Since the Roth IRA’s income limits only applies to contributions, and not rollovers, this backdoor conversion allows high income earners to put money into their Roth IRAs, regardless of their income levels.
Any timing considerations to be aware of?
It's recommended to do your contribution and conversion in the same year. The Pro Rata Rule (explained below) has a deadline of December 31. You should begin the process at latest by December 12 if you want to complete it in that year so the funds have time to move between accounts.
Here’s how it works in Carry.
Step 1: Click into your Traditional IRA account and click 'Deposit'. Input the deposit amount you want to make and toggle the 'Enable Backdoor Roth conversion'
Step 2: Review the next screen and click 'Continue'
Step 3: Verify if you have any pre-tax assets outside of Carry
Step 4: Select your funding source and the tax year
Step 5: confirm how much you are depositing and click 'Continue'
Step 6: Review the agreement and check the box to agree and click 'Continue'
Step 7: Confirm your Backdoor Roth conversion by clicking 'Submit'
Work with a tax professional to understand and report the contribution and conversion in your taxes
You'll likely need to work with your accountant or tax filing software to add Form 8606 to report the non-deductible Traditional IRA contribution, as well as report the conversion amount.
A traditional IRA is funded with pre-tax income and a Roth IRA is funded with after-tax income. Therefore, a backdoor Roth IRA transfer from your Traditional IRA to your Roth IRA is a taxable event. The amount you transfer over is required to be added to your gross income for the tax year you make the transfer.
PRO-RATA RULE CONSIDERATIONS
Make sure to account for the pro-rata rule when determining your taxable amount from the conversion.
While a traditional IRA doesn’t have income limits that prevent high earners from contributing, it instead has a tax-deduction limit.

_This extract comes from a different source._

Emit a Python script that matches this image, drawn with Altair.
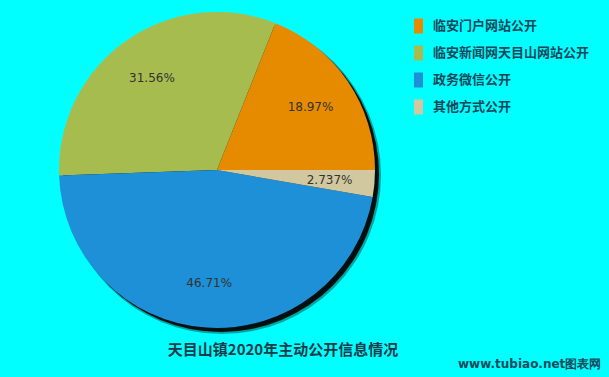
import math
import altair as alt
import pandas as pd

categories = ["临安门户网站公开", "临安新闻网天目山网站公开", "政务微信公开", "其他方式公开"]
values = [18.97, 31.56, 46.71, 2.737]
labels = ["18.97%", "31.56%", "46.71%", "2.737%"]
order = [4, 3, 2, 1]
colors = ["#E68A00", "#A6BC4F", "#1E90D8", "#D2C8A0"]
title_text = "天目山镇2020年主动公开信息情况"
watermark = "www.tubiao.net图表网"

CX, CY, R = 217, 170, 158

df = pd.DataFrame({"cat": categories, "val": values, "lab": labels, "ord": order})
one = pd.DataFrame({"t": [title_text], "w": [watermark]})

theta_scale = alt.Scale(range=[math.pi / 2, math.pi / 2 + 2 * math.pi])

shadow2 = alt.Chart(one).mark_arc(color="black", opacity=0.35, outerRadius=R + 1,
                                  theta=0, theta2=2 * math.pi).encode(
    x=alt.value(CX + 5), y=alt.value(CY + 5))
shadow = alt.Chart(one).mark_arc(color="black", opacity=0.9, outerRadius=R,
                                 theta=0, theta2=2 * math.pi).encode(
    x=alt.value(CX + 4), y=alt.value(CY + 4))

pie = alt.Chart(df).mark_arc(outerRadius=R).encode(
    x=alt.value(CX), y=alt.value(CY),
    theta=alt.Theta("val:Q", stack=True, scale=theta_scale),
    order=alt.Order("ord:Q"),
    color=alt.Color("cat:N", sort=categories,
                    scale=alt.Scale(domain=categories, range=colors),
                    legend=alt.Legend(
                        title=None, orient="none", legendX=411, legendY=18.5,
                        symbolType="M-0.6,-1H0.6V1H-0.6Z", symbolSize=225,
                        symbolStrokeWidth=0, symbolOpacity=1,
                        labelFont="Noto Sans CJK SC", labelFontWeight="bold",
                        labelFontSize=13, labelColor="#15475A", labelOffset=7,
                        rowPadding=12, padding=0, labelLimit=300)),
)

text = alt.Chart(df).mark_text(radius=113, font="DejaVu Sans", fontSize=12,
                               color="#333333").encode(
    x=alt.value(CX), y=alt.value(CY),
    theta=alt.Theta("val:Q", stack=True, scale=theta_scale),
    order=alt.Order("ord:Q"),
    text="lab:N",
)

title = alt.Chart(one).mark_text(font="Noto Sans CJK SC", fontWeight="bold",
                                 fontSize=15, color="#1E3A48").encode(
    x=alt.value(283), y=alt.value(350), text="t:N")

wm = alt.Chart(one).mark_text(font="DejaVu Sans", fontWeight="bold",
                              fontSize=12, color="#174A5C", align="left").encode(
    x=alt.value(458), y=alt.value(364), text="w:N")

chart = alt.layer(shadow2, shadow, pie, text, title, wm).properties(
    width=609, height=377, background="#00FFFF", padding=0,
    autosize=alt.AutoSizeParams(type="none"),
).configure_view(stroke=None)

chart.save("out.html", embed_options={"renderer": "svg", "actions": False})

If your modified adjusted gross income (MAGI) is over $83,000 for 2023 or $87,000 for 2024, you’re still allowed to contribute to your traditional IRA but you won’t receive any tax deductions. In other words, your contribution would be a post-tax contribution. If you had pre-tax funds in your traditional IRA, you would now have both post-tax and pre-tax money in the account, which would trigger the pro-rata rule when you do a backdoor Roth conversion.
The pro-rata rule applies whenever you have both post-tax and pre-tax income in your traditional IRA. You’re not allowed to choose only the post-tax portion when doing a Roth conversion. Instead, the pro-rata rule is used to determine the ratio that should be used to determine how much should be a pre-tax conversion and how much should be a post-tax conversion.

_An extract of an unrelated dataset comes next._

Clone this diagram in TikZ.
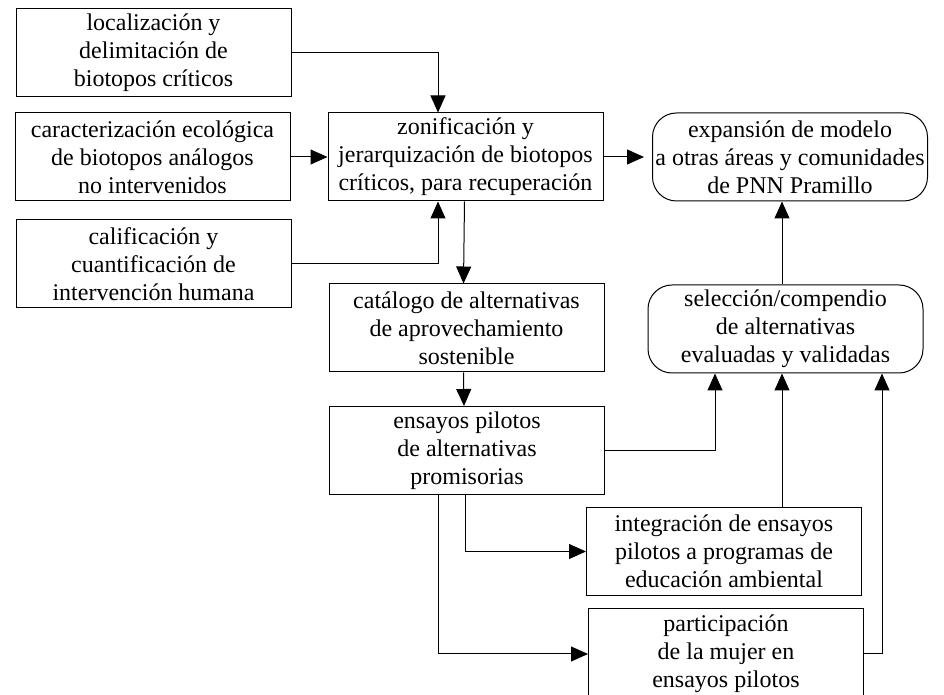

For example, if you have $100,000 in your non-Roth IRAs with a split of 90% pre-tax funds and 10% post-tax funds, this gives you a ratio of 9:1. In this case, your backdoor conversion would consist of 90% pre-tax funds and only 10% post-tax funds, and you would need to pay taxes on the amount of pre-tax funds being rolled over.
To avoid complicated tax situations when you file your taxes, it’s a good idea to ensure you have no other pre-tax IRA dollars across all your non-Roth IRAs. A clean solution for this is to rollover all your non-Roth IRA funds to your Carry Solo 401k first, which is fast and is not a taxable event. Once your non-Roth IRAs have a balance of zero, you can use it to make contributions into your traditional IRA and immediately rollover the funds to your Roth IRA, avoiding any occurrences where you have both pre-tax and post-tax funds in your accounts.